Visual SLAM systems use three main sensor configurations, and the choice has a major impact on performance and cost.

Monocular cameras use a single lens, making them the lightest and cheapest option. They’re ideal for small drones and mobile devices where weight matters. The downside is scale ambiguity: a single camera can’t inherently judge how far away objects are. A small box up close looks identical to a large box far away. These systems also struggle in environments with few visual features, like blank walls.
Stereo cameras use two lenses spaced apart, mimicking human depth perception. By comparing the slight difference between the two images, the system calculates depth. They work both indoors and outdoors but require careful calibration, and their depth accuracy drops at longer distances.
RGB-D cameras combine a regular camera with an active depth sensor, typically infrared. They provide direct depth measurements, which simplifies the math considerably. The catch is a limited effective range of roughly 0.5 to 5 meters, sensitivity to sunlight and reflective surfaces, and higher power consumption. They’re best suited for indoor applications.

Many practical systems also pair their camera with an inertial measurement unit (IMU), the motion sensor already built into most phones and drones. Fusing camera data with IMU readings creates what’s called visual-inertial SLAM, which is more stable during fast movements and solves the scale ambiguity problem that plagues monocular setups.

Visual SLAM vs. Lidar SLAM

The main alternative to visual SLAM is lidar SLAM, which uses laser pulses instead of cameras to measure distances. Lidar produces dense, highly accurate 3D point clouds and works regardless of lighting conditions. Visual SLAM, by contrast, generates sparser data and is more sensitive to environmental factors, but the hardware is dramatically cheaper and lighter.
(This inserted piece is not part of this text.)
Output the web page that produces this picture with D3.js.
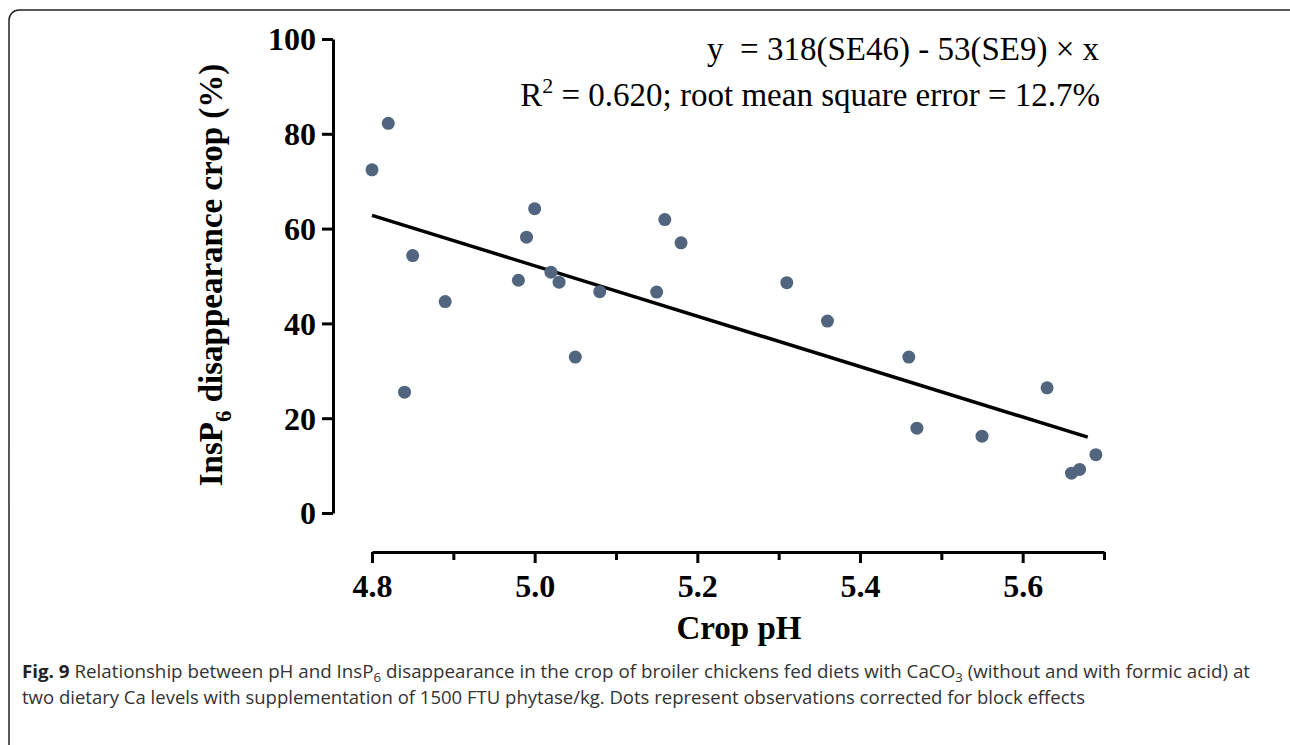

In forestry research comparing the two, lidar SLAM captured point clouds detailed enough to model individual trees and calculate wood volume. Visual SLAM could only extract basic measurements like trunk diameter and height. However, the visual system ran on a smartphone, while the lidar system required a dedicated handheld scanner. That cost and accessibility gap is the central trade-off across nearly every application.

Where Visual SLAM Fails

Visual SLAM systems are vulnerable to several environmental conditions. Low light, sudden brightness changes, and motion blur can all degrade image quality enough to break tracking. Environments with few distinguishing features (think long, featureless hallways or white walls) leave the system without enough landmarks to lock onto.

Dynamic environments pose another challenge. Moving people, vehicles, or other objects change the scene between frames, confusing the feature-matching process and introducing errors in position estimation. Reflective surfaces like mirrors and glass are particularly problematic. Mirrors reflect sensor light unpredictably, scattering data points and corrupting the map. Glass allows light to pass through, making the sensor’s readings unreliable and causing the environment map to deteriorate significantly.

Real-World Applications

Augmented reality is one of the most consumer-facing uses of visual SLAM. When you place a virtual object on your desk through your phone’s camera, visual SLAM is what tracks your phone’s exact position and orientation in 3D space (six degrees of freedom: forward/back, left/right, up/down, plus pitch, roll, and yaw). It also measures the distance between the camera and real objects so virtual content can be placed at the correct size and depth. AR applications prioritize fast, real-time pose estimation over building a perfect map, so the systems are tuned for speed. Combining a phone’s built-in camera with its IMU sensor has improved tracking accuracy by nearly 19% in some implementations compared to camera-only approaches.

Autonomous drone navigation is another active area. Drones flying through dense forest environments have achieved peak speeds of 3 to 4 meters per second using visual-inertial SLAM for obstacle avoidance, with zero collisions in both simulated and real-world tests. Average flight speeds tend to be lower (around 1.2 m/s) because the system needs time to process its surroundings, but this represents a significant improvement over earlier systems that topped out at 0.5 m/s. These systems work without lidar, relying entirely on cameras and motion sensors, which keeps the drone lightweight enough for longer flights.

Robotics more broadly relies on visual SLAM for indoor navigation, warehouse automation, and vacuum robots. Self-driving vehicles often use visual SLAM alongside other sensors as a redundant positioning system, especially in areas where GPS signals are weak or unavailable.

The Role of Deep Learning

Neural networks are reshaping how visual SLAM systems handle their hardest problems. Loop closure detection, traditionally one of the weakest links, benefits enormously from deep learning. Features extracted by neural networks are far more resilient to changes in lighting, weather, and viewing angle than hand-crafted alternatives. Some approaches use networks trained to compress images into compact descriptors, making it faster to compare the current scene against thousands of previous frames. Others use semantic understanding, recognizing objects and scene types rather than just pixel patterns, to determine whether a location has been visited before.

State-of-the-art systems reflect this shift. Older libraries like ORB-SLAM2 and DSO (Direct Sparse Odometry) relied on classical computer vision techniques. Newer systems like DROID-SLAM and MASt3R-SLAM integrate deep learning throughout the pipeline, from feature extraction to pose estimation to dense 3D reconstruction. Deep Patch Visual Odometry (DPVO) and Gaussian Splatting SLAM represent some of the latest approaches, using learned representations to build richer, more detailed maps than traditional methods could produce.